The UK is missing out on “significant” access to EU policing data due to the Brexit deal it signed up to late last year. That’s according to a new House of Lords report.
The report found new post-Brexit law enforcement arrangements to be “complex” and “untested”. There was also a warning that it was likely to take far longer for important information to get to UK police officers working on the frontline.
The UK has lost direct access to EU databases containing fingerprints, criminal records and information about wanted people. Instead, it now has access to what could be called ‘data-lite’ and is restricted to particular information such as air passenger intelligence.
Lord Ricketts is chairman of the Lords EU Security and Justice Sub-Committee which examined the Brexit deal. Although he said the UK had succeeded in avoiding a “cliff- edge departure,” he concluded that there were “grounds for considerable caution.”
The UK can no longer access around 40,000 alerts related to investigations in other European countries.
He stated that new arrangements were “complex and untested, and their effectiveness will depend crucially on how they are implemented at the operational level.”
The report flagged up the UK’s loss of access to the EU’s criminal database known as the Schengen Information System (SIS II). That means the UK can no longer access around 40,000 alerts related to investigations in other European countries.
This is seen as a “most significant gap” for law enforcement. The SIS II replacement means data is available in “a matter of hours, not seconds.”
The report made a further warning. It says future information sharing between the EU and UK could mean that the EU would hold the UK to “higher standards” on data protection. Any new agreement could therefore be withdrawn “if the UK chooses not to stay aligned with EU data protection rules in the future.
“The provisions on data protection are particularly fragile. If the UK does not remain in step with changes to EU data protection laws, or if the UK is found to have breached fundamental rights when handling personal data, then this could trigger the suspension, or even termination, of all the justice and security cooperation.”
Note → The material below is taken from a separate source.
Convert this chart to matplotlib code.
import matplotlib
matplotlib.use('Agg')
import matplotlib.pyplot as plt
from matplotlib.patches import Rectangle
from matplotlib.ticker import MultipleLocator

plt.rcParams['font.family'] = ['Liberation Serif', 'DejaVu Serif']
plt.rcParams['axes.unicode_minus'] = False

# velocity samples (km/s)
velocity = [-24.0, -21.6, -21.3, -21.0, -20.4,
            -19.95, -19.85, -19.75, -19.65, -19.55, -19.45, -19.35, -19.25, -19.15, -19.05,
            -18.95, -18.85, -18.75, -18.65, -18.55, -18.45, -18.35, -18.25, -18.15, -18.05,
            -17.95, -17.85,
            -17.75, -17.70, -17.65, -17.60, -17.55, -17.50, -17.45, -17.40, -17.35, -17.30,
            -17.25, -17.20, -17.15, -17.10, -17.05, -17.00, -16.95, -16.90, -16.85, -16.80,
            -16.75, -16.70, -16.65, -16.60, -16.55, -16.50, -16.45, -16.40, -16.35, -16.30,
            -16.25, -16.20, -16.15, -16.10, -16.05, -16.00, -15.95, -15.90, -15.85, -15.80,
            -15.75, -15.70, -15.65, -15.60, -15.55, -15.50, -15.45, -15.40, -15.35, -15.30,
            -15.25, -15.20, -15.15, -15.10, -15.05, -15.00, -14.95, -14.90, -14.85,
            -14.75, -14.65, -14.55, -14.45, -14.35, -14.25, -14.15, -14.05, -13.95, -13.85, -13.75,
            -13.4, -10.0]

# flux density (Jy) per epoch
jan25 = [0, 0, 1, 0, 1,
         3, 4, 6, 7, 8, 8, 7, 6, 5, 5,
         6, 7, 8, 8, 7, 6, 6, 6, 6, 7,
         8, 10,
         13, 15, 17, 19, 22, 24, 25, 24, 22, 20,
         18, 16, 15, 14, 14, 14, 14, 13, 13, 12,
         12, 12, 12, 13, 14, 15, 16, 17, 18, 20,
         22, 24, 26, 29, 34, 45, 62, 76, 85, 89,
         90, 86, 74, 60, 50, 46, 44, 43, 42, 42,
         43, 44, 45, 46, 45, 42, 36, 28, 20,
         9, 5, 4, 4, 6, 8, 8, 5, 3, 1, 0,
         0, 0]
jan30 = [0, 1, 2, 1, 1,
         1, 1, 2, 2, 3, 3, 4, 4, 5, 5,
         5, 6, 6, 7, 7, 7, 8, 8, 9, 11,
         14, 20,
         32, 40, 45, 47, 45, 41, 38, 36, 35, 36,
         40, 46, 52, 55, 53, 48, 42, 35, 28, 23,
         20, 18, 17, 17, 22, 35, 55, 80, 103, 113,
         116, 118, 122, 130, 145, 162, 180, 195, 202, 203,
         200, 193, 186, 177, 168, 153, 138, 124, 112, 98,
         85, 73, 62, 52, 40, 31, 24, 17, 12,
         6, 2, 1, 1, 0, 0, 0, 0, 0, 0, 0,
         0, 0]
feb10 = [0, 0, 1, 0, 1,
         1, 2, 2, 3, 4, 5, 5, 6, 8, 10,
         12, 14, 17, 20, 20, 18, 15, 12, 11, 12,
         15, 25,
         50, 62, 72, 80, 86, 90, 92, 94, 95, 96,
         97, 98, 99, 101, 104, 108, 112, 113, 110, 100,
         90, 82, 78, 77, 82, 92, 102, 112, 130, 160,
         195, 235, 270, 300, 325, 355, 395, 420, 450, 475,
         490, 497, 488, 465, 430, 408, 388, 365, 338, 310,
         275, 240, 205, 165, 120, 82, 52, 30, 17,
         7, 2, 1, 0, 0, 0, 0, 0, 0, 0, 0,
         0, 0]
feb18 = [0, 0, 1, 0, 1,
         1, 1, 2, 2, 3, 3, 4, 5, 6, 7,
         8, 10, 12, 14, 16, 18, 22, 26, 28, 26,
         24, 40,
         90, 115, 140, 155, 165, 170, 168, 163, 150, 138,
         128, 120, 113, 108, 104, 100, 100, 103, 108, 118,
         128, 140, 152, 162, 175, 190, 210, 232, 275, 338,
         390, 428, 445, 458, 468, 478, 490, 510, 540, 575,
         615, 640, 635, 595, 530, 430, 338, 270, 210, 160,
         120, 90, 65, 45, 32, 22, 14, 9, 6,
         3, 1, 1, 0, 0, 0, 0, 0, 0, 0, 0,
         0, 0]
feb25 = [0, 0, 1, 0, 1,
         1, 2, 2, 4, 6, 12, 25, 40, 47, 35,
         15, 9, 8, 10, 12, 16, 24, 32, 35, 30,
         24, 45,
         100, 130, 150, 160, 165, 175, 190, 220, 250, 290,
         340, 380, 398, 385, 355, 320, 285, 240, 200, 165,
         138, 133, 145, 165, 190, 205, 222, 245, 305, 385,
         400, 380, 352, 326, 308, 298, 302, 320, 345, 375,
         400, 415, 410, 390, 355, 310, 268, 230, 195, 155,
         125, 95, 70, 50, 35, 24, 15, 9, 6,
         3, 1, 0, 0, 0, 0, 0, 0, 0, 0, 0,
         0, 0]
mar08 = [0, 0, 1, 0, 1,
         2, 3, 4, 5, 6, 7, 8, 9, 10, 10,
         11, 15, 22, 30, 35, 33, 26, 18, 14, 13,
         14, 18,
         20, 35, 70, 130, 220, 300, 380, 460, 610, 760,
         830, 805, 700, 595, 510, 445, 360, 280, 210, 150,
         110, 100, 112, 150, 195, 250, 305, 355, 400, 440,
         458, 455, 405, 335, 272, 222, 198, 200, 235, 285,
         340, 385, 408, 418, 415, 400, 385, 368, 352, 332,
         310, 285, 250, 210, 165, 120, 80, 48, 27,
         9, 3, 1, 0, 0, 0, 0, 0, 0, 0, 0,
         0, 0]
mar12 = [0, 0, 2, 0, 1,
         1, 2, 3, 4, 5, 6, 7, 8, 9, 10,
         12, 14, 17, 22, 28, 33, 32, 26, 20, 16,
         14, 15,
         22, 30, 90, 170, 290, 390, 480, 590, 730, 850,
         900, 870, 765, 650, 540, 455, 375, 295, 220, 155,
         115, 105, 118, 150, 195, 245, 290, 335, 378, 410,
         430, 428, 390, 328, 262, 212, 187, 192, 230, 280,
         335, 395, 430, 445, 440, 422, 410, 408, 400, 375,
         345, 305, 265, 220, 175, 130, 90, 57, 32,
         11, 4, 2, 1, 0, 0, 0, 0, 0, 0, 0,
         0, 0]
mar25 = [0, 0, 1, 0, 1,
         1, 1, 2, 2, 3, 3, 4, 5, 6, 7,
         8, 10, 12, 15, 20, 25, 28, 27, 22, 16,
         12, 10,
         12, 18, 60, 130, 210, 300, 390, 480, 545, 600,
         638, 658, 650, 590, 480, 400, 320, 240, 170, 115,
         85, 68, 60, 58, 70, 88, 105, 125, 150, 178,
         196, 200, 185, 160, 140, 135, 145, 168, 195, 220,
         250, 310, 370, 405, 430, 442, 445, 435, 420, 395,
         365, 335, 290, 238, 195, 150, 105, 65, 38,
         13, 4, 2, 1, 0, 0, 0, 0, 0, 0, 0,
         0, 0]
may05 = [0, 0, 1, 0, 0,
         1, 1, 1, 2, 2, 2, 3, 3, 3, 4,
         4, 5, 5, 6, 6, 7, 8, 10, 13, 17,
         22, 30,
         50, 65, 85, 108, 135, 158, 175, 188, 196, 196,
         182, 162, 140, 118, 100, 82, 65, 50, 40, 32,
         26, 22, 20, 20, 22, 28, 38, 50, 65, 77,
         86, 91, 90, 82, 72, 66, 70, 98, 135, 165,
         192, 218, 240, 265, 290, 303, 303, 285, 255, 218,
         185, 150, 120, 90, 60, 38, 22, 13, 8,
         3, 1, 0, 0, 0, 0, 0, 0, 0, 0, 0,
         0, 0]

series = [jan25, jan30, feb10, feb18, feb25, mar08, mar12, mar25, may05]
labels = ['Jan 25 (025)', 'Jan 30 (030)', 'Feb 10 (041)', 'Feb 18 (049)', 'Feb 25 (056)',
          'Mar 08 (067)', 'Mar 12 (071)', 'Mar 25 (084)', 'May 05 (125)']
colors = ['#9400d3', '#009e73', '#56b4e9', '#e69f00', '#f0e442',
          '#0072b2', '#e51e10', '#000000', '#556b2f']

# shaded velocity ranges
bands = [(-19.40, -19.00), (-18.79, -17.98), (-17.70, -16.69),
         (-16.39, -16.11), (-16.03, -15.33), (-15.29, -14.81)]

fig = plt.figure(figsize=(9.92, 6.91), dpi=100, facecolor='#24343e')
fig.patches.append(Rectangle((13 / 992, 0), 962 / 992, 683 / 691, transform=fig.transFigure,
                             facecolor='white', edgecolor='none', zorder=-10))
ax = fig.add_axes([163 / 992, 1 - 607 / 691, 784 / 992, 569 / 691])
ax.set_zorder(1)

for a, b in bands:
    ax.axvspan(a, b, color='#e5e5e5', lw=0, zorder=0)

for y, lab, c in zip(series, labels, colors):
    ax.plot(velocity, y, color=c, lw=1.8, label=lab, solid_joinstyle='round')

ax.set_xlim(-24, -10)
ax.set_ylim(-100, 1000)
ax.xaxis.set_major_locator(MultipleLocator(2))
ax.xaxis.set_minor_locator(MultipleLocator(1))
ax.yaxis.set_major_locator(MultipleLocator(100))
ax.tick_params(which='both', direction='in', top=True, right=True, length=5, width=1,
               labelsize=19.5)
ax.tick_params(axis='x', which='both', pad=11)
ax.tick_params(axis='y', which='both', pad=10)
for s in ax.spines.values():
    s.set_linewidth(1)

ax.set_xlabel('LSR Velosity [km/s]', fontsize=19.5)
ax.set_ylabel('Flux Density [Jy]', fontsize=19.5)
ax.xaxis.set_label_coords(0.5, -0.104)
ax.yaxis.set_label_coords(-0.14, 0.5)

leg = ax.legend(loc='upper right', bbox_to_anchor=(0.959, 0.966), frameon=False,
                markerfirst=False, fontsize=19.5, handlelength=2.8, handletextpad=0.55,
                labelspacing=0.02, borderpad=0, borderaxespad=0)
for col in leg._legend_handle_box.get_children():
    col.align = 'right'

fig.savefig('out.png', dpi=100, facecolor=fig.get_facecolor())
Responding to the report, Home Office Minister Kevin Foster said: “The UK agreed a comprehensive security agreement with the EU that ensures the UK continues to be one of the safest countries in the world.”
At least 10 EU countries now say they won’t extradite their own nationals in the future to face prosecution in the UK because of Brexit.
A further issue has been raised around extradition. At least 10 EU countries now say they won’t extradite their own nationals in the future to face prosecution in the UK because of Brexit. Croatia, Finland, France, Germany, Greece, Latvia, Poland, Slovakia, Slovenia and Sweden are invoking constitutional rules as a reason not to extradite their own nationals to the UK.
According to a letter from the Home Office this amounts to “an absolute bar on the extradition of own nationals” to the UK. Austria and the Czech Republic say they’ll only extradite their own nationals to Britain if they decide to give their consent.
It means that British authorities may have to attempt prosecutions in other countries, or circulate wanted criminals on an Interpol database in the hope they leave their home nation and can be caught somewhere else.
Before Brexit, the UK had been part of the European Arrest Warrant system. That meant there was a straightforward and smooth extradition procedure between EU states. It’s been used in the past to hand over terrorists, drug smugglers and murderers.
If the UK is found to have breached fundamental rights when handling personal data, then this could trigger the suspension, or even termination, of all the justice and security cooperation
Richard Martin, the National Police Chiefs’ Council (NPCC), is in charge of post Brexit planning.
He concluded that in situations when countries refuse to extradite suspects, police have two choices, “One is we work with the Crown Prosecution Service and decide whether it is in the public interest to try and prosecute these individuals in their home countries.
“The second is we circulate them anyway on Interpol because as soon as they enter another country they’re fair game, so we can arrest them in that country and bring them back.”
When challenged, the government says there is excellent cooperation with EU member states on a wide range of law enforcement and criminal justice issues. The problem is, as the new House of Lords report clearly concludes, none of the new rules have been truly tried and tested yet and there are huge gaps in the sharing of vital data.